▶ **What you should do**
Repeat, exactly and only, the lines from the beginning of the data through the line with "600, 700, 800];". Pictures are left out.

▶ **Source excerpt**
>> start
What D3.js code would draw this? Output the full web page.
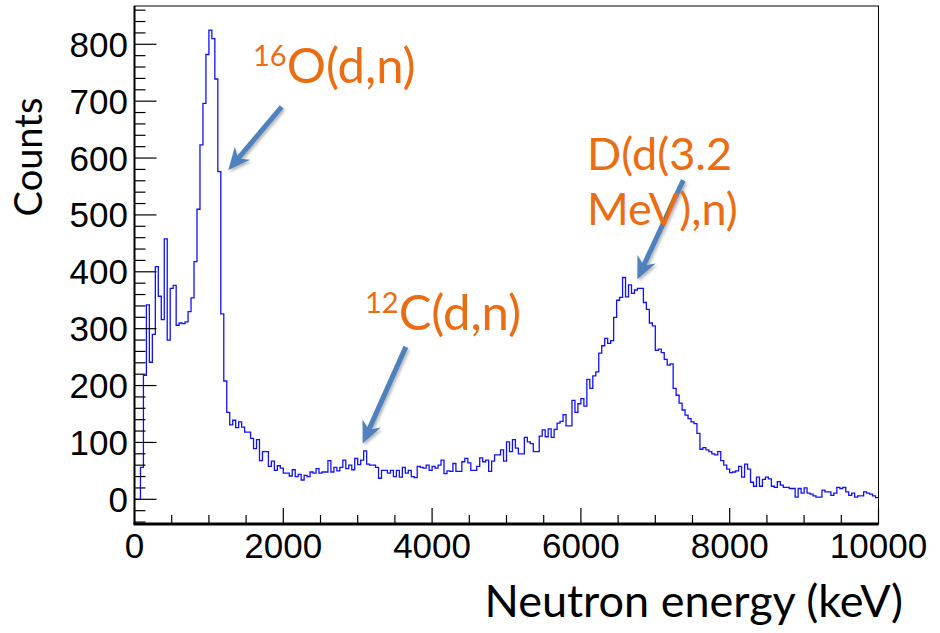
<!DOCTYPE html>
<html>
<head>
<meta charset="utf-8">
<script src="https://cdn.jsdelivr.net/npm/d3@7"></script>
<style>
  body { margin: 0; background: #ffffff; }
  svg { display: block; }
</style>
</head>
<body>
<svg id="chart"></svg>
<script>
// Histogram: neutron energy spectrum, 40 keV bins from 0 to 10000 keV
const binWidth = 40;
const counts = [
  0, 0, 56, 218, 342, 241, 290, 409, 357, 316,
  458, 280, 371, 376, 306, 310, 309, 312, 330, 354,
  418, 510, 623, 696, 782, 825, 810, 739, 576, 326,
  208, 153, 131, 139, 126, 136, 127, 118, 118, 107,
  89, 105, 68, 84, 84, 58, 67, 51, 59, 55,
  46, 46, 41, 52, 40, 44, 34, 42, 40, 48,
  46, 54, 46, 48, 48, 68, 48, 56, 50, 56,
  69, 54, 60, 52, 72, 61, 69, 85, 62, 60,
  60, 56, 37, 51, 51, 46, 51, 40, 51, 39,
  56, 46, 51, 40, 38, 58, 56, 55, 60, 51,
  58, 55, 60, 69, 45, 50, 49, 63, 49, 49,
  66, 72, 64, 51, 51, 58, 73, 66, 69, 49,
  67, 78, 78, 87, 67, 101, 84, 105, 90, 80,
  80, 109, 101, 98, 84, 84, 111, 122, 110, 124,
  109, 123, 134, 137, 149, 129, 129, 174, 153, 168,
  177, 164, 211, 195, 217, 224, 257, 270, 283, 274,
  279, 320, 350, 355, 390, 356, 377, 362, 368, 371,
  371, 346, 334, 310, 305, 262, 264, 258, 246, 236,
  238, 195, 183, 169, 157, 148, 142, 136, 133, 116,
  88, 91, 87, 84, 80, 78, 84, 68, 60, 53,
  47, 48, 50, 58, 39, 62, 53, 30, 23, 39,
  23, 35, 39, 36, 23, 21, 31, 25, 21, 21,
  19, 19, 4, 19, 11, 20, 11, 9, 6, 4,
  4, 16, 13, 13, 7, 11, 21, 19, 21, 13,
  7, 11, 4, 6, 6, 13, 11, 9, 6, 3
];

// Axis ticks
const xMajorTicks = [0, 2000, 4000, 6000, 8000, 10000];
const yMajorTicks = [0, 100, 200, 300, 400, 500, 600, 700, 800];

// Annotation labels (superscript, main text lines) and arrows, in data units
const labelSup = ["16", "12", ""];
const labelText = [["O(d,n)"], ["C(d,n)"], ["D(d(3.2", "MeV),n)"]];
const labelAt = [[1593, 732], [3098, 298], [6082, 579]]; // [keV, counts] of first baseline
const arrowFrom = [[1978, 690], [3647, 268], [7376, 561]];
const arrowTo = [[1261, 579], [3067, 98], [6758, 387]];

const width = 940;
const height = 633;

const svg = d3.select("#chart").attr("width", width).attr("height", height);

svg.append("rect").attr("width", width).attr("height", height).attr("fill", "#ffffff");

// Scales (frame 134.5..878.5 x 6..524)
const x = d3.scaleLinear().domain([0, 10000]).range([134.5, 878.5]);
const y = d3.scaleLinear().domain([-43.4, 867.3]).range([524, 6]);

const [x0, x1] = x.range();
const [yb, yt] = y.range();

// Frame
svg
  .append("rect")
  .attr("x", x0)
  .attr("y", yt)
  .attr("width", x1 - x0)
  .attr("height", yb - yt)
  .attr("fill", "none")
  .attr("stroke", "#000")
  .attr("stroke-width", 1);

// Histogram step line
const steps = [];
counts.forEach((c, i) => {
  steps.push([i * binWidth, c]);
  steps.push([(i + 1) * binWidth, c]);
});
const line = d3
  .line()
  .x((d) => x(d[0]))
  .y((d) => y(d[1]));

svg
  .append("path")
  .datum(steps)
  .attr("d", line)
  .attr("fill", "none")
  .attr("stroke", "#1010ff")
  .attr("stroke-width", 1.3)
  .attr("stroke-linejoin", "miter");

// X axis: ticks pointing up inside the frame
const xAxis = svg.append("g");
const xMinor = d3.range(0, 10001, 500).filter((v) => !xMajorTicks.includes(v));
xAxis
  .selectAll(".xminor")
  .data(xMinor)
  .enter()
  .append("line")
  .attr("x1", (d) => x(d))
  .attr("x2", (d) => x(d))
  .attr("y1", yb)
  .attr("y2", yb - 9)
  .attr("stroke", "#000")
  .attr("stroke-width", 1.2);
xAxis
  .selectAll(".xmajor")
  .data(xMajorTicks)
  .enter()
  .append("line")
  .attr("x1", (d) => x(d))
  .attr("x2", (d) => x(d))
  .attr("y1", yb)
  .attr("y2", yb - 16)
  .attr("stroke", "#000")
  .attr("stroke-width", 1.2);
xAxis
  .selectAll("text")
  .data(xMajorTicks)
  .enter()
  .append("text")
  .attr("x", (d) => x(d))
  .attr("y", 558)
  .attr("text-anchor", "middle")
  .attr("font-family", "'Liberation Sans', Arial, sans-serif")
  .attr("font-size", 35)
  .text((d) => d);

// Y axis: ticks pointing right inside the frame
const yAxis = svg.append("g");
const yMinor = d3.range(-40, 861, 20).filter((v) => !yMajorTicks.includes(v));
yAxis
  .selectAll(".yminor")
  .data(yMinor)
  .enter()
  .append("line")
  .attr("x1", x0)
  .attr("x2", x0 + 11)
  .attr("y1", (d) => y(d))
  .attr("y2", (d) => y(d))
  .attr("stroke", "#000")
  .attr("stroke-width", 1.2);
yAxis
  .selectAll(".ymajor")
  .data(yMajorTicks)
  .enter()
  .append("line")
  .attr("x1", x0)
  .attr("x2", x0 + 22)
  .attr("y1", (d) => y(d))
  .attr("y2", (d) => y(d))
  .attr("stroke", "#000")
  .attr("stroke-width", 1.2);
yAxis
  .selectAll("text")
  .data(yMajorTicks)
  .enter()
  .append("text")
  .attr("x", 128)
  .attr("y", (d) => y(d) + 12.5)
  .attr("text-anchor", "end")
  .attr("font-family", "'Liberation Sans', Arial, sans-serif")
  .attr("font-size", 35)
  .text((d) => d);

// Thick left and bottom axis lines
svg
  .append("line")
  .attr("x1", x0)
  .attr("x2", x0)
  .attr("y1", yt)
  .attr("y2", yb)
  .attr("stroke", "#000")
  .attr("stroke-width", 2);
svg
  .append("line")
  .attr("x1", x0 - 1)
  .attr("x2", x1)
  .attr("y1", yb)
  .attr("y2", yb)
  .attr("stroke", "#000")
  .attr("stroke-width", 3);

// Axis titles
svg
  .append("text")
  .attr("transform", "translate(42,157) rotate(-90)")
  .attr("text-anchor", "middle")
  .attr("font-family", "Lato, sans-serif")
  .attr("font-size", 38)
  .text("Counts");

svg
  .append("text")
  .attr("x", 903)
  .attr("y", 617)
  .attr("text-anchor", "end")
  .attr("font-family", "Lato, sans-serif")
  .attr("font-size", 45)
  .text("Neutron energy (keV)");

// Arrows with a soft shadow
const defs = svg.append("defs");
const shadow = defs.append("filter").attr("id", "shadow").attr("x", "-20%").attr("y", "-20%").attr("width", "140%").attr("height", "140%");
shadow
  .append("feDropShadow")
  .attr("dx", 1.5)
  .attr("dy", 2)
  .attr("stdDeviation", 1.5)
  .attr("flood-color", "#000")
  .attr("flood-opacity", 0.3);

const arrowColor = "#4f81bd";
arrowFrom.forEach((from, i) => {
  const to = arrowTo[i];
  const sx = x(from[0]), sy = y(from[1]);
  const tx = x(to[0]), ty = y(to[1]);
  const ang = Math.atan2(ty - sy, tx - sx);
  const headLen = 22, headHalf = 10, notch = 7;
  const ux = Math.cos(ang), uy = Math.sin(ang);
  const bx = tx - ux * headLen, by = ty - uy * headLen;
  const g = svg.append("g").style("filter", "url(#shadow)");
  g.append("line")
    .attr("x1", sx)
    .attr("y1", sy)
    .attr("x2", tx - ux * (headLen - notch))
    .attr("y2", ty - uy * (headLen - notch))
    .attr("stroke", arrowColor)
    .attr("stroke-width", 5);
  const head = [
    [tx, ty],
    [bx - uy * headHalf, by + ux * headHalf],
    [tx - ux * (headLen - notch), ty - uy * (headLen - notch)],
    [bx + uy * headHalf, by - ux * headHalf]
  ];
  g.append("path")
    .attr("d", "M" + head.map((p) => p.join(",")).join("L") + "Z")
    .attr("fill", arrowColor);
});

// Annotation labels
const labelColor = "#ec6c12";
const labelSize = [49, 49, 45];
labelText.forEach((lines, i) => {
  const t = svg
    .append("text")
    .attr("x", x(labelAt[i][0]))
    .attr("y", y(labelAt[i][1]))
    .attr("font-family", "Lato, sans-serif")
    .attr("fill", labelColor);
  if (labelSup[i]) {
    t.append("tspan").attr("font-size", 29).attr("dy", -17).text(labelSup[i]);
    t.append("tspan").attr("font-size", labelSize[i]).attr("dy", 17).text(lines[0]);
  } else {
    lines.forEach((ln, j) => {
      t.append("tspan")
        .attr("x", x(labelAt[i][0]))
        .attr("dy", j === 0 ? 0 : 55)
        .attr("font-size", labelSize[i])
        .text(ln);
    });
  }
});
</script>
</body>
</html>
>> end
▶ **Exercise result**
What D3.js code would draw this? Output the full web page.
<!DOCTYPE html>
<html>
<head>
<meta charset="utf-8">
<script src="https://cdn.jsdelivr.net/npm/d3@7"></script>
<style>
  body { margin: 0; background: #ffffff; }
  svg { display: block; }
</style>
</head>
<body>
<svg id="chart"></svg>
<script>
// Histogram: neutron energy spectrum, 40 keV bins from 0 to 10000 keV
const binWidth = 40;
const counts = [
  0, 0, 56, 218, 342, 241, 290, 409, 357, 316,
  458, 280, 371, 376, 306, 310, 309, 312, 330, 354,
  418, 510, 623, 696, 782, 825, 810, 739, 576, 326,
  208, 153, 131, 139, 126, 136, 127, 118, 118, 107,
  89, 105, 68, 84, 84, 58, 67, 51, 59, 55,
  46, 46, 41, 52, 40, 44, 34, 42, 40, 48,
  46, 54, 46, 48, 48, 68, 48, 56, 50, 56,
  69, 54, 60, 52, 72, 61, 69, 85, 62, 60,
  60, 56, 37, 51, 51, 46, 51, 40, 51, 39,
  56, 46, 51, 40, 38, 58, 56, 55, 60, 51,
  58, 55, 60, 69, 45, 50, 49, 63, 49, 49,
  66, 72, 64, 51, 51, 58, 73, 66, 69, 49,
  67, 78, 78, 87, 67, 101, 84, 105, 90, 80,
  80, 109, 101, 98, 84, 84, 111, 122, 110, 124,
  109, 123, 134, 137, 149, 129, 129, 174, 153, 168,
  177, 164, 211, 195, 217, 224, 257, 270, 283, 274,
  279, 320, 350, 355, 390, 356, 377, 362, 368, 371,
  371, 346, 334, 310, 305, 262, 264, 258, 246, 236,
  238, 195, 183, 169, 157, 148, 142, 136, 133, 116,
  88, 91, 87, 84, 80, 78, 84, 68, 60, 53,
  47, 48, 50, 58, 39, 62, 53, 30, 23, 39,
  23, 35, 39, 36, 23, 21, 31, 25, 21, 21,
  19, 19, 4, 19, 11, 20, 11, 9, 6, 4,
  4, 16, 13, 13, 7, 11, 21, 19, 21, 13,
  7, 11, 4, 6, 6, 13, 11, 9, 6, 3
];

// Axis ticks
const xMajorTicks = [0, 2000, 4000, 6000, 8000, 10000];
const yMajorTicks = [0, 100, 200, 300, 400, 500, 600, 700, 800];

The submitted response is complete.